Webb lived to prove his theory: “In these days, it is intolerable that the observance of the religious customs of any sect should furnish a cause for public anxiety.” By his absorption in an American community on successful terms and there is nothing more provincial than a small town within commuting distance of New York City, especially in New Jersey, the strange, the odd, the remote, lost their terrors by contact. His sympathies and affiliations were no secret.

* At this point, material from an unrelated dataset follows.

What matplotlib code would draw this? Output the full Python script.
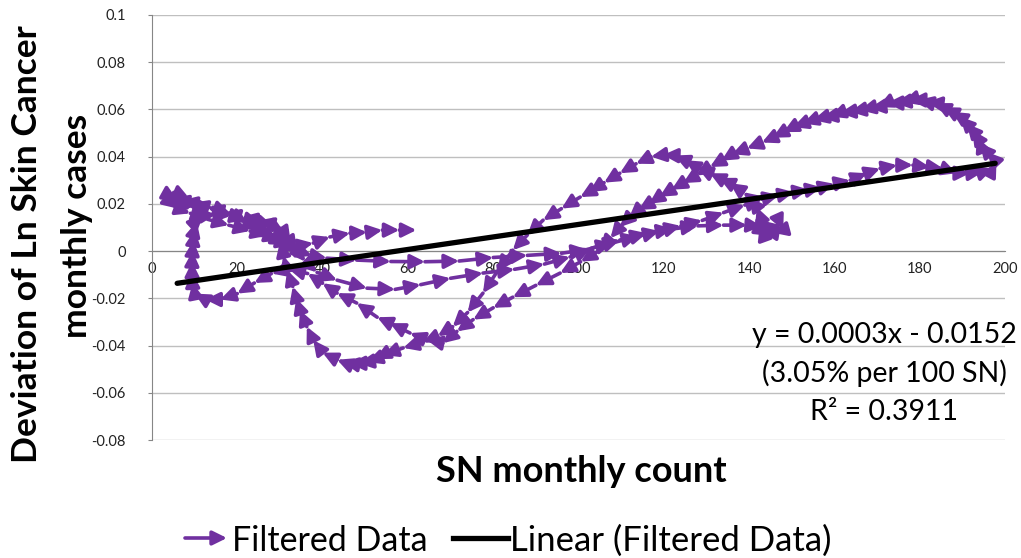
import numpy as np
import matplotlib.pyplot as plt
from matplotlib.lines import Line2D

plt.rcParams['font.family'] = ['Lato', 'DejaVu Sans']

# filtered data, traced in time order (x = SN monthly count, y = deviation)
start_pts = [(5.0, 0.0225), (6.0, 0.0215), (8.0, 0.020), (10.5, 0.019), (14.3, 0.0186),
             (18.3, 0.016), (22.3, 0.0119), (25.3, 0.0089), (28.5, 0.0055), (31.5, 0.0025),
             (34.5, 0.0), (37.5, -0.002)]

rise1_pts = [(41, -0.003), (48, -0.0038), (56, -0.0044), (64, -0.0045), (72, -0.0042),
             (80, -0.0027), (88, -0.0018), (96, -0.0009), (102, 0.0007), (108, 0.0035),
             (114, 0.0063), (119, 0.0085), (124, 0.0107), (129, 0.013), (134, 0.0163),
             (139, 0.0195), (143, 0.022), (147, 0.0237), (150.5, 0.025), (154, 0.026),
             (157, 0.027), (160, 0.0285), (163.7, 0.030), (167.6, 0.033), (170.7, 0.035),
             (174.7, 0.0364), (178.4, 0.0364), (182.4, 0.0356), (185.5, 0.035), (188.7, 0.033),
             (191.8, 0.033), (194.8, 0.0335), (197.2, 0.035)]

peak1_pts = [(198, 0.0377), (195.8, 0.042), (194, 0.0457), (193.4, 0.0483), (192.3, 0.0513),
             (191, 0.054), (189.4, 0.057), (187.6, 0.059), (185.5, 0.061), (183.6, 0.0627),
             (181.7, 0.0631), (179.6, 0.064), (177.7, 0.064), (176, 0.0631), (174.2, 0.0627),
             (172.3, 0.0627), (170.2, 0.061), (168.3, 0.0606), (166, 0.0597), (163.7, 0.059),
             (161.3, 0.0585), (159, 0.057), (157, 0.0564), (155, 0.0555), (152.6, 0.054),
             (150.3, 0.0525), (148, 0.0504), (145.5, 0.048), (143, 0.046), (139.5, 0.0435),
             (136, 0.041), (133.5, 0.0383), (130.8, 0.0356), (127.6, 0.032), (124.5, 0.0288),
             (121.8, 0.026), (119, 0.023), (116.5, 0.020), (114, 0.0174), (111.8, 0.014),
             (109.7, 0.0102), (107.5, 0.0055), (105, 0.0004), (100.5, -0.0045), (95.7, -0.0093),
             (90, -0.0145), (84.6, -0.0195), (80, -0.024), (75.3, -0.029), (71.5, -0.034),
             (68.2, -0.039)]

min1_pts = [(64.5, -0.0377), (60.5, -0.0347), (55.8, -0.0305), (52.8, -0.028), (48, -0.022),
            (43.4, -0.0178), (40, -0.0136), (36.5, -0.0095), (32, -0.0075), (28, -0.0095),
            (24, -0.0135), (20, -0.018), (16, -0.0205), (12.5, -0.0205), (10, -0.018),
            (9.5, -0.0135), (9.4, -0.009), (9.4, -0.0045), (9.5, 0.0), (9.7, 0.0045),
            (10, 0.009), (10.5, 0.0125), (12, 0.015), (15, 0.0155), (18.5, 0.015),
            (22, 0.0135), (25.5, 0.012), (28.5, 0.0105), (31, 0.008), (32.5, 0.004),
            (34, 0.0), (36, -0.0045), (38.7, -0.009)]

rise2_pts = [(43.4, -0.0123), (50.4, -0.0157), (57, -0.0162), (63, -0.0142), (70, -0.0115),
             (77.6, -0.0093), (85, -0.0077), (92, -0.0055), (98, -0.0025), (103, 0.0012),
             (109.7, 0.0047), (116, 0.0076), (122, 0.0094), (128, 0.0107), (134, 0.011),
             (139.5, 0.011), (143, 0.0105), (145.5, 0.0102), (147.5, 0.011), (148, 0.009),
             (145.5, 0.0078), (143, 0.0085), (142.5, 0.011), (142.7, 0.0144)]

decline2_pts = [(141.8, 0.0186), (140, 0.023), (138.6, 0.025), (135.5, 0.0288), (133, 0.031),
                (130.8, 0.033), (127.8, 0.0355), (125, 0.0385), (122.5, 0.0405), (119.8, 0.0407),
                (117, 0.040), (113.5, 0.037), (109.7, 0.033), (106, 0.029), (102.5, 0.025),
                (100.4, 0.0229), (96, 0.018), (91.7, 0.0131), (88, 0.0068), (84.6, 0.0004),
                (81, -0.0085), (77.6, -0.0178), (74, -0.026), (70.5, -0.032), (67, -0.036),
                (63.5, -0.0386), (58.9, -0.041), (54.2, -0.044), (52.3, -0.0458), (50.4, -0.047),
                (48.4, -0.0475), (46.4, -0.0475), (44.8, -0.047), (43.4, -0.046), (40, -0.043),
                (37.8, -0.0377), (36.3, -0.032), (34.7, -0.025), (33.8, -0.020), (33, -0.015),
                (31.7, -0.008)]

end_pts = [(30.8, -0.002), (30, 0.004), (29.5, 0.009), (28, 0.0115), (25, 0.013), (21, 0.0145),
           (17, 0.0165), (13, 0.0185), (9.5, 0.0205), (7, 0.0215), (5, 0.0225), (4, 0.021),
           (6, 0.018), (9, 0.016), (13, 0.0135), (18, 0.011), (23, 0.0085), (27, 0.0065),
           (30, 0.0045), (33, 0.0017), (37.8, 0.0034), (41.7, 0.006), (46.4, 0.0076),
           (50.4, 0.008), (54, 0.0089), (58, 0.0089), (62, 0.0089)]

# linear trend
trend_x = np.array([5.9, 197.7])
trend_slope = 0.000265
trend_intercept = -0.0152

y_ticks = [-0.08, -0.06, -0.04, -0.02, 0, 0.02, 0.04, 0.06, 0.08, 0.1]
y_labels = ['-0.08', '-0.06', '-0.04', '-0.02', '0', '0.02', '0.04', '0.06', '0.08', '0.1']
x_ticks = [0, 20, 40, 60, 80, 100, 120, 140, 160, 180, 200]

purple = '#7030A0'

path = start_pts + rise1_pts + peak1_pts + min1_pts + rise2_pts + decline2_pts + end_pts
xs = [p[0] for p in path]
ys = [p[1] for p in path]

fig = plt.figure(figsize=(10.21, 5.58), dpi=100)
ax = fig.add_axes([152 / 1021, 118 / 558, 853 / 1021, 425 / 558])
ax.set_xlim(0, 200)
ax.set_ylim(-0.08, 0.1)

ax.set_yticks(y_ticks)
ax.set_yticklabels(y_labels)
ax.set_xticks(x_ticks)
ax.grid(axis='y', color='#BFBFBF', lw=1)
ax.set_axisbelow(True)
for s in ['top', 'right']:
    ax.spines[s].set_visible(False)
ax.spines['left'].set_color('#868686')
ax.spines['bottom'].set_color('#868686')
ax.spines['bottom'].set_position(('data', 0))
ax.tick_params(axis='y', length=3, color='#868686', pad=16, labelsize=10.5, labelcolor='#222222')
ax.tick_params(axis='x', length=0, pad=8, labelsize=10.5, labelcolor='#222222')

# every segment ends with an arrowhead
arrow_style = '-|>,head_length=0.85,head_width=0.42'
for i in range(1, len(xs)):
    ax.annotate('', xy=(xs[i], ys[i]), xytext=(xs[i - 1], ys[i - 1]),
                arrowprops=dict(arrowstyle=arrow_style, color=purple, lw=2.6,
                                shrinkA=0, shrinkB=0), zorder=3)

ax.plot(trend_x, trend_slope * trend_x + trend_intercept, color='black', lw=3.8,
        solid_capstyle='round', zorder=5)

# labels
fig.text(581 / 1021, 1 - 482 / 558, 'SN monthly count', ha='center', va='baseline',
         fontsize=26, fontweight='bold')
fig.text(27 / 1021, 1 - 244 / 558, 'Deviation of Ln Skin Cancer', rotation=90,
         ha='center', va='center', fontsize=25.5, fontweight='bold')
fig.text(77 / 1021, 1 - 226 / 558, 'monthly cases', rotation=90,
         ha='center', va='center', fontsize=25.5, fontweight='bold')

eq_lines = ['y = 0.0003x - 0.0152', '(3.05% per 100 SN)', 'R² = 0.3911']
for line, base in zip(eq_lines, [343, 382, 420]):
    fig.text(884 / 1021, 1 - base / 558, line, ha='center', va='baseline', fontsize=20.5)

# legend
ax.annotate('', xy=(227, 20), xytext=(185, 20), xycoords='figure pixels',
            arrowprops=dict(arrowstyle=arrow_style, color=purple, lw=2.6,
                            shrinkA=0, shrinkB=0))
fig.text(232 / 1021, 7 / 558, 'Filtered Data', ha='left', va='baseline', fontsize=24.5)
fig.add_artist(Line2D([453 / 1021, 508 / 1021], [20 / 558, 20 / 558], color='black', lw=3.8))
fig.text(510 / 1021, 7 / 558, 'Linear (Filtered Data)', ha='left', va='baseline', fontsize=25)

fig.savefig('out.png', dpi=100)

But, then, Webb had found a haven in a state which fostered a leader for the existing Democratic Party, to which he belonged, in a college president, Woodrow
Wilson, of the near-by university of Princeton.

Churchianity: A Danger to America

Webb continually was explaining away misunderstandings about Islam. “The freedom of this country,” he had written, “is not in half as much danger from the influx of foreigners, as it is from that spirit of selfishness, bigotry and intolerance, that was such a prominent feature of Church Christianity a few centuries ago.” The tide was too great, in the affairs of men, for him to have made the progress that he desired. He could only accomplish what Allah willed. He did what he could. Today he remains for us like an embedded monument that we can search and find, as we brush aside, with our hands, the dust and sand of his generation.

(End of Speech)


Notes by the compiler

1. The Review of Religions was founded by Hazrat Mirza Ghulam Ahmad. It actually started publication in 1902, and was edited from then till 1914 by Maulana Muhammad Ali. In the statement made here, that it appeared “a year before”, i.e. in 1892, the speaker is probably confusing the time when Hazrat Mirza first proposed the plan for this journal with the date of its actual commencement.

2. The Islamic Review was founded in 1913 by Khawaja Kamal-ud-Din, a prominent follower of Hazrat Mirza and also founder of the Woking Muslim Mission in England.

3. An association of Muslims which was based in Lahore, founded in 1884..

4. The reference is to Maulana Muhammad Ali’s translation.